NATIONAL Action for Quality Education in Zambia (NAQEZ) executive director Aaron Chansa says with free education, chances of learners contracting and transmitting the COVID-19 virus are high due to overcrowding and shortage of desks.
In an interview, Chansa said he had not seen government procuring desks and this was compromising the quality of education as most learners sat on the floor during classes.
“One of the health protocols on COVID-19 is that there should be physical distancing. Since the Covid-era, we haven’t seen the government buy desks and by 2019 we had a shortfall of 1.3 million desks. Now with the coming in of or the introduction of free education, that’s why we are expecting that we have in excess of 1.5 [million] desks needed because of the over-enrollment. And the chances of learners contracting and transmitting the COVID-19 virus are very high because of the overcrowding. Actually, our survey shows that some of them are sitting on the floor whilst learning which is compromising the quality [of education]. The quality of education is being compromised because of that aspect,” he said.
“We were told that the government will release billions for desks but up to now that money hasn’t been released. The CDF which is supposed to help also hasn’t been used up to now. The grants that are sent to schools are also not enough for these schools to purchase the desks. So, in a nutshell, the schools are incapable of buying desks, the CDF is not being used and central government has not released any funds to ensure that the desks are procured. This is a desperate situation and our hope is that, with the reminders that we are giving government, we are going to see CDF administrative machinery being unlocked. We are not sure why this process has delayed, the process of procuring desks using CDF.”
Chansa said inadequate funding to most schools was also affecting the quality of education.
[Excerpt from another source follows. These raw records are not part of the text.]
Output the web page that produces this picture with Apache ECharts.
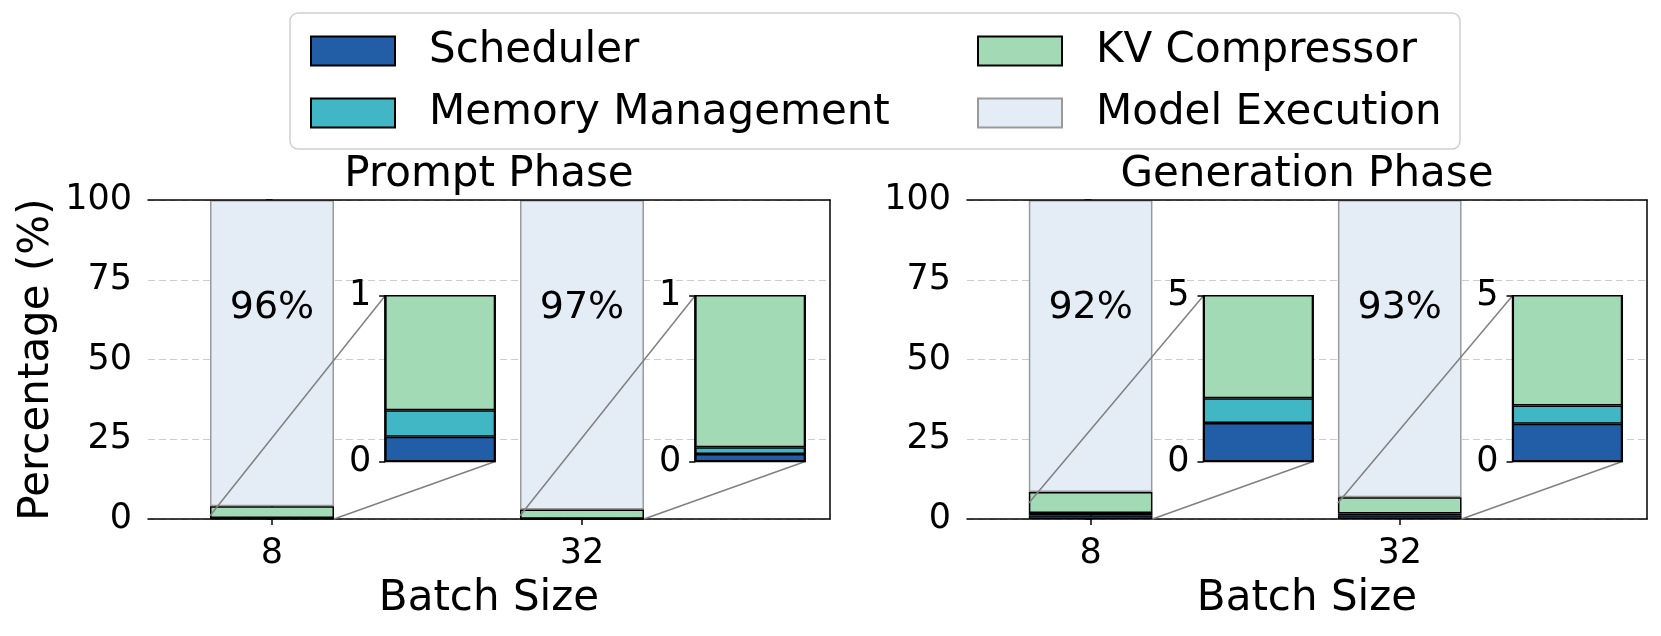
<!DOCTYPE html>
<html><head><meta charset="utf-8">
<script src="https://cdn.jsdelivr.net/npm/echarts@6/dist/echarts.min.js"></script>
<style>html,body{margin:0;padding:0;background:#fff}#c{width:1661px;height:636px}</style>
</head><body><div id="c"></div>
<script>
// ---------------- data ----------------
const batchSizes = ['8', '32'];
const phases = ['Prompt Phase', 'Generation Phase'];
const seriesNames = ['Scheduler', 'Memory Management', 'KV Compressor', 'Model Execution'];
const promptScheduler = [0.15, 0.046];
const promptMemory = [0.16, 0.04];
const promptKV = [3.69, 2.91];
const promptModel = [96.0, 97.0];
const generationScheduler = [1.16, 1.14];
const generationMemory = [0.75, 0.55];
const generationKV = [6.59, 5.11];
const generationModel = [91.5, 93.2];
const mainTicks = [0, 25, 50, 75, 100];
const insetMax = [1, 5];

// ---------------- style / layout ----------------
const FONT = 'DejaVu Sans';
const colors = ['#225ea8', '#41b6c4', '#a1dab4', '#e4edf6'];
const borders = ['#000000', '#000000', '#000000', '#9a9a9a'];
const phaseData = [
  [promptScheduler, promptMemory, promptKV, promptModel],
  [generationScheduler, generationMemory, generationKV, generationModel]
];
const mainGridPos = [
  {left: 148, right: 831, top: 200, bottom: 117},
  {left: 967, right: 14, top: 200, bottom: 117}
];
const X_MIN = -0.4, X_MAX = 1.8;
const BAR_W = 0.4;
const INSET_X0 = 0.365, INSET_X1 = 0.72, INSET_Y0 = 18, INSET_Y1 = 70;
const LABEL_Y = 66;
const blackLine = {color: '#000', width: 1.5};

const chart = echarts.init(document.getElementById('c'), null, {renderer: 'canvas'});

function mainAxes() {
  const grids = [], xAxes = [], yAxes = [];
  mainGridPos.forEach((p, g) => {
    grids.push(Object.assign({show: false, containLabel: false}, p));
    xAxes.push({
      type: 'value', gridIndex: g, min: X_MIN, max: X_MAX,
      axisLine: {show: true, onZero: false, lineStyle: blackLine},
      axisTick: {show: true, customValues: batchSizes.map((b, i) => i), length: 6, lineStyle: blackLine},
      axisLabel: {show: true, customValues: batchSizes.map((b, i) => i), formatter: v => batchSizes[Math.round(v)],
        fontSize: 35, color: '#000', fontFamily: FONT, margin: 17},
      splitLine: {show: false},
      name: 'Batch Size', nameLocation: 'middle', nameGap: 59,
      nameTextStyle: {fontSize: 42, color: '#000', fontFamily: FONT}
    });
    yAxes.push({
      type: 'value', gridIndex: g, min: mainTicks[0], max: mainTicks[mainTicks.length - 1],
      interval: mainTicks[1] - mainTicks[0],
      axisLine: {show: true, lineStyle: blackLine},
      axisTick: {show: true, length: 6, lineStyle: blackLine},
      axisLabel: {fontSize: 35, color: '#000', fontFamily: FONT, margin: 16},
      splitLine: {show: true, lineStyle: {color: '#cccccc', width: 1.2, type: [7, 4]}},
      name: g === 0 ? 'Percentage (%)' : '', nameLocation: 'middle', nameGap: 90,
      nameTextStyle: {fontSize: 42, color: '#000', fontFamily: FONT}
    });
  });
  return {grids, xAxes, yAxes};
}

const base = mainAxes();
chart.setOption({animation: false, grid: base.grids, xAxis: base.xAxes, yAxis: base.yAxes, series: []});

// compute positions through the library scales
const px = (g, x, y) => chart.convertToPixel({gridIndex: g}, [x, y]);

const grids = base.grids.slice(), xAxes = base.xAxes.slice(), yAxes = base.yAxes.slice();
const series = [];

phaseData.forEach((vals, g) => {
  const barPx = px(g, BAR_W / 2, 0)[0] - px(g, -BAR_W / 2, 0)[0];
  seriesNames.forEach((name, k) => {
    series.push({
      type: 'bar', name, xAxisIndex: g, yAxisIndex: g, stack: 'main' + g, barWidth: barPx,
      // value first so that the stack is computed on the y dimension
      data: vals[k].map((v, i) => [v, i]),
      encode: {x: 1, y: 0},
      itemStyle: {color: colors[k], borderColor: borders[k], borderWidth: 1.5},
      z: k === 3 ? 1 : 2, silent: true
    });
  });
  // percentage labels
  series.push({
    type: 'scatter', xAxisIndex: g, yAxisIndex: g, symbolSize: 0, silent: true, z: 6,
    data: batchSizes.map((b, i) => [i, LABEL_Y]),
    label: {show: true, position: [0, 0], align: 'center', verticalAlign: 'middle',
      formatter: p => Math.round(vals[3][p.dataIndex]) + '%',
      fontSize: 38, color: '#000000', opacity: 1, textBorderWidth: 0, fontFamily: FONT}
  });
  batchSizes.forEach((b, i) => {
    // connectors
    const segs = [
      [[i - BAR_W / 2, insetMax[g]], [i + INSET_X0, INSET_Y1]],
      [[i + BAR_W / 2, 0], [i + INSET_X1, INSET_Y0]]
    ];
    segs.forEach(s => series.push({
      type: 'line', xAxisIndex: g, yAxisIndex: g, data: s, symbol: 'none', silent: true, z: 3,
      lineStyle: {color: '#808080', width: 1.5}, clip: false
    }));
    // inset
    const tl = px(g, i + INSET_X0, INSET_Y1);
    const br = px(g, i + INSET_X1, INSET_Y0);
    const idx = grids.length;
    grids.push({left: tl[0], top: tl[1], width: br[0] - tl[0], height: br[1] - tl[1],
      show: true, borderColor: '#000', borderWidth: 1.5, z: 4});
    xAxes.push({type: 'category', gridIndex: idx, data: [b], show: false, boundaryGap: true});
    yAxes.push({
      type: 'value', gridIndex: idx, min: 0, max: insetMax[g], interval: insetMax[g], z: 5,
      axisLine: {show: true, lineStyle: blackLine},
      axisTick: {show: true, length: 6, lineStyle: blackLine},
      axisLabel: {fontSize: 35, color: '#000', fontFamily: FONT, margin: 14},
      splitLine: {show: false}
    });
    for (let k = 0; k < 3; k++) {
      series.push({
        type: 'bar', name: seriesNames[k], xAxisIndex: idx, yAxisIndex: idx, stack: 'inset' + idx,
        barWidth: '100%', data: [vals[k][i]], clip: true, silent: true, z: 5,
        itemStyle: {color: colors[k], borderColor: borders[k], borderWidth: 1.5}
      });
    }
  });
});

// top / right spines of the main plots, drawn above bars
mainGridPos.forEach((p, g) => {
  xAxes.push({type: 'value', gridIndex: g, position: 'top', min: X_MIN, max: X_MAX, z: 3,
    axisLine: {show: true, onZero: false, lineStyle: blackLine}, axisTick: {show: false},
    axisLabel: {show: false}, splitLine: {show: false}});
  yAxes.push({type: 'value', gridIndex: g, position: 'right', min: 0, max: 100, z: 3,
    axisLine: {show: true, onZero: false, lineStyle: blackLine}, axisTick: {show: false},
    axisLabel: {show: false}, splitLine: {show: false}});
});

const legendCommon = {
  orient: 'vertical', top: 25, itemWidth: 84, itemHeight: 29, itemGap: 20, icon: 'rect',
  selectedMode: false, z: 10,
  textStyle: {fontSize: 42, color: '#000', fontFamily: FONT, lineHeight: 30, padding: [0, 0, 0, 29]}
};

chart.setOption({
  animation: false,
  textStyle: {fontFamily: FONT},
  title: phases.map((t, g) => ({
    text: t, left: (mainGridPos[g].left + (1661 - mainGridPos[g].right)) / 2, top: 154, textAlign: 'center', padding: 0,
    textStyle: {fontSize: 42, fontWeight: 'normal', color: '#000', fontFamily: FONT}
  })),
  legend: [
    Object.assign({left: 305, data: seriesNames.slice(0, 2)}, legendCommon),
    Object.assign({left: 972, data: seriesNames.slice(2, 4)}, legendCommon)
  ],
  graphic: [{
    type: 'rect', z: 0, silent: true,
    shape: {x: 290, y: 13, width: 1170, height: 136, r: 8},
    style: {fill: 'rgba(255,255,255,0.8)', stroke: '#d0d0d0', lineWidth: 1.5}
  }],
  grid: grids, xAxis: xAxes, yAxis: yAxes, series
}, true);
</script>
</body></html>
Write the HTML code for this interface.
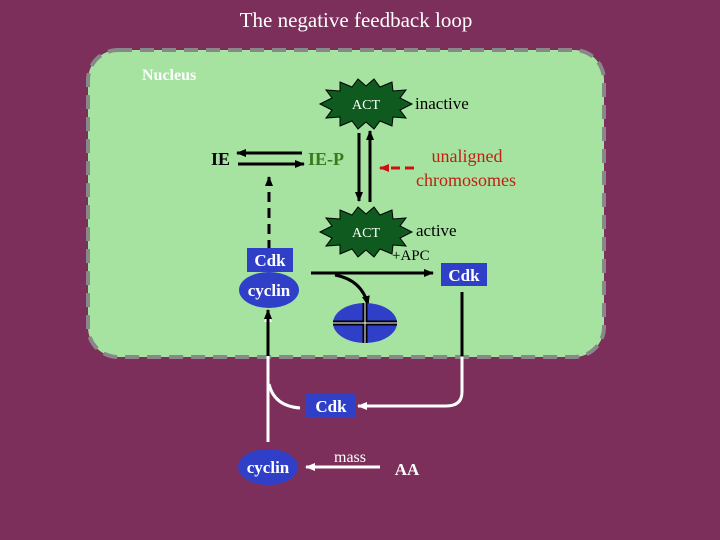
<!DOCTYPE html>
<html><head><style>
body{margin:0;background:#7d2f5b;}
svg{display:block;font-family:"Liberation Serif",serif;}
</style></head><body>
<svg width="720" height="540" viewBox="0 0 720 540">
<defs>
<marker id="ab" markerWidth="10" markerHeight="8" refX="9" refY="4" orient="auto" markerUnits="userSpaceOnUse"><path d="M0,0 L10,4 L0,8 z" fill="#000"/></marker>
<marker id="ar" markerWidth="10" markerHeight="8" refX="9" refY="4" orient="auto" markerUnits="userSpaceOnUse"><path d="M0,0 L10,4 L0,8 z" fill="#d01010"/></marker>
<marker id="aw" markerWidth="10" markerHeight="8" refX="9" refY="4" orient="auto" markerUnits="userSpaceOnUse"><path d="M0,0 L10,4 L0,8 z" fill="#fff"/></marker>
</defs>
<rect width="720" height="540" fill="#7d2f5b"/>
<text x="356" y="27" font-size="21" fill="#fff" text-anchor="middle">The negative feedback loop</text>
<rect x="88" y="50" width="516" height="307" rx="30" fill="#a6e3a1" stroke="#888" stroke-width="4" stroke-dasharray="14,8"/>
<text x="142" y="80" font-size="16" font-weight="bold" fill="#fff">Nucleus</text>
<!-- stars -->
<g fill="#0f5a1e" stroke="#000" stroke-width="1">
<polygon points="320,104 332,98 326,90 340,91 340,82 352,87 358,79 366,86 374,79 380,87 392,82 393,91 406,90 400,98 412,104 400,110 406,118 393,117 392,126 380,121 374,129 366,122 358,129 352,121 340,126 340,117 326,118 332,110"/>
<polygon points="320,232 332,226 326,218 340,219 340,210 352,215 358,207 366,214 374,207 380,215 392,210 393,219 406,218 400,226 412,232 400,238 406,246 393,245 392,254 380,249 374,257 366,250 358,257 352,249 340,254 340,245 326,246 332,238"/>
</g>
<text x="366" y="109" font-size="14" fill="#fff" text-anchor="middle">ACT</text>
<text x="366" y="237" font-size="14" fill="#fff" text-anchor="middle">ACT</text>
<text x="415" y="109" font-size="17" fill="#000">inactive</text>
<text x="416" y="236" font-size="17" fill="#000">active</text>
<g stroke="#000" stroke-width="3" fill="none">
<line x1="359" y1="133" x2="359" y2="201" marker-end="url(#ab)"/>
<line x1="370" y1="202" x2="370" y2="131" marker-end="url(#ab)"/>
<line x1="302" y1="153" x2="237" y2="153" marker-end="url(#ab)"/>
<line x1="238" y1="164" x2="304" y2="164" marker-end="url(#ab)"/>
<line x1="269" y1="250" x2="269" y2="177" stroke-dasharray="10,6" marker-end="url(#ab)"/>
<line x1="311" y1="273" x2="433" y2="273" marker-end="url(#ab)"/>
<path d="M335,275 Q362,280 368,305" marker-end="url(#ab)"/>
<line x1="462" y1="292" x2="462" y2="356"/>
<line x1="268" y1="356" x2="268" y2="352"/>
</g>
<line x1="414" y1="168" x2="380" y2="168" stroke="#d01010" stroke-width="3" stroke-dasharray="9,5" marker-end="url(#ar)"/>
<text x="211" y="165" font-size="18" font-weight="bold" fill="#000">IE</text>
<text x="308" y="165" font-size="18" font-weight="bold" fill="#3a7a1a">IE-P</text>
<text x="467" y="162" font-size="18" fill="#c02010" text-anchor="middle">unaligned</text>
<text x="466" y="186" font-size="18" fill="#c02010" text-anchor="middle">chromosomes</text>
<text x="392" y="260" font-size="15" fill="#000">+APC</text>
<rect x="247" y="248" width="46" height="24" fill="#2f3fc8"/>
<text x="270" y="266" font-size="17" font-weight="bold" fill="#fff" text-anchor="middle">Cdk</text>
<ellipse cx="269" cy="290" rx="30" ry="18" fill="#2f3fc8"/>
<text x="269" y="296" font-size="17" font-weight="bold" fill="#fff" text-anchor="middle">cyclin</text>
<rect x="441" y="263" width="46" height="23" fill="#2f3fc8"/>
<text x="464" y="281" font-size="17" font-weight="bold" fill="#fff" text-anchor="middle">Cdk</text>
<ellipse cx="365" cy="323" rx="32" ry="20" fill="#2f3fc8"/>
<g stroke="#000" stroke-width="5"><line x1="365" y1="303" x2="365" y2="343"/><line x1="333" y1="323" x2="397" y2="323"/></g>
<g stroke="#fff" stroke-width="1"><line x1="365" y1="303" x2="365" y2="343"/><line x1="333" y1="323" x2="397" y2="323"/></g>
<!-- white paths outside -->
<g stroke="#fff" stroke-width="3" fill="none">
<path d="M462,357 L462,392 Q462,406 446,406 L358,406" marker-end="url(#aw)"/>
<line x1="268" y1="442" x2="268" y2="313" marker-end="url(#aw)"/>
<path d="M269,384 Q274,406 300,408"/>
<line x1="380" y1="467" x2="306" y2="467" marker-end="url(#aw)"/>
</g>
<line x1="268" y1="356" x2="268" y2="310" stroke="#000" stroke-width="3" marker-end="url(#ab)"/>
<rect x="306" y="394" width="49" height="24" fill="#2f3fc8"/>
<text x="331" y="412" font-size="17" font-weight="bold" fill="#fff" text-anchor="middle">Cdk</text>
<ellipse cx="268" cy="467" rx="30" ry="18" fill="#2f3fc8"/>
<text x="268" y="473" font-size="17" font-weight="bold" fill="#fff" text-anchor="middle">cyclin</text>
<text x="350" y="462" font-size="16" fill="#fff" text-anchor="middle">mass</text>
<text x="407" y="475" font-size="17" font-weight="bold" fill="#fff" text-anchor="middle">AA</text>
</svg>
</body></html>
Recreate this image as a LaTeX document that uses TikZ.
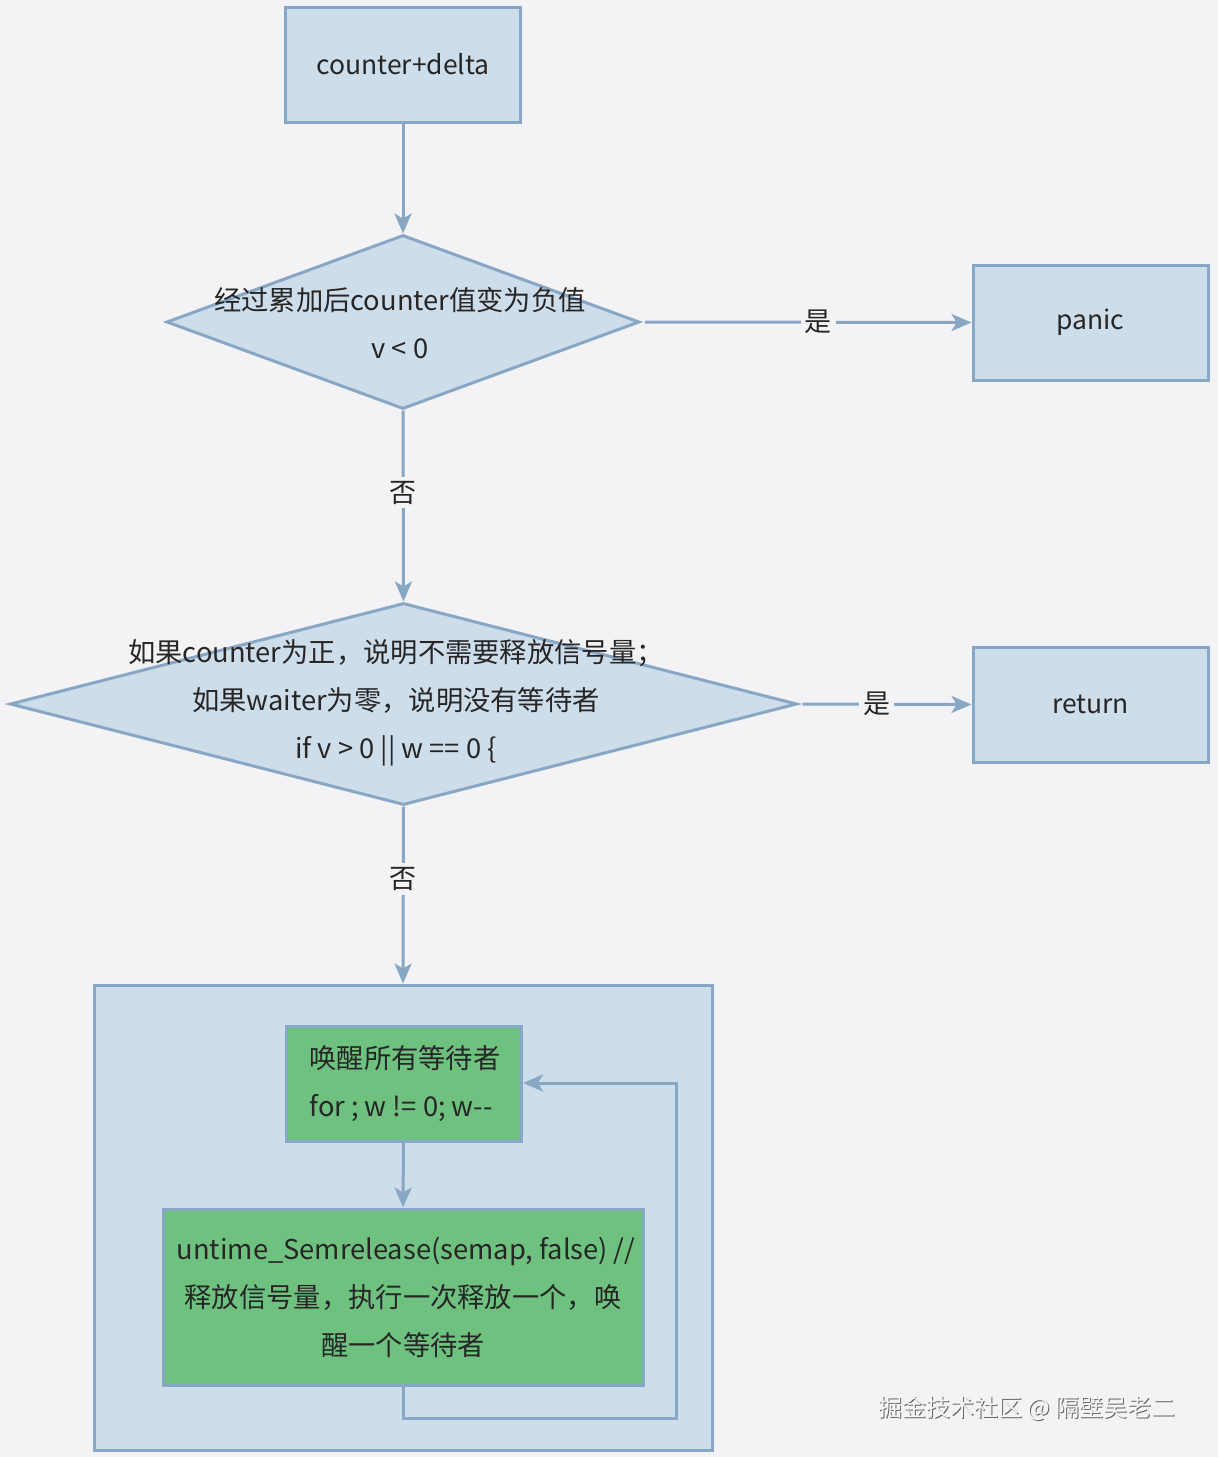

“So even the funding itself to schools, especially primary schools in urban areas, the running has been very bad. And this is where we have a lot of learners in classes. We have seen some schools being given 15,000, 18,000, 19,000 per term and yet that is a monthly expenditure for a school but they are given per term. And most of them are failing to actually do a lot of academic activities like mid term tests. And this is also an assault on quality education because when schools begin to fail to administer these tests, then the assessment aspect of education is also affected,” said Chansa.
“The reports that we get from Kalumbila, Kalumbila is in the North-Western, where a number of schools there have not been funded this year. Even the grants that are being sent to schools straight from the Ministry of Finance are not going to these schools in Kalumbila district. So headteachers are using their money to run the schools which is very dangerous. So we want government to release money for these schools to function properly.”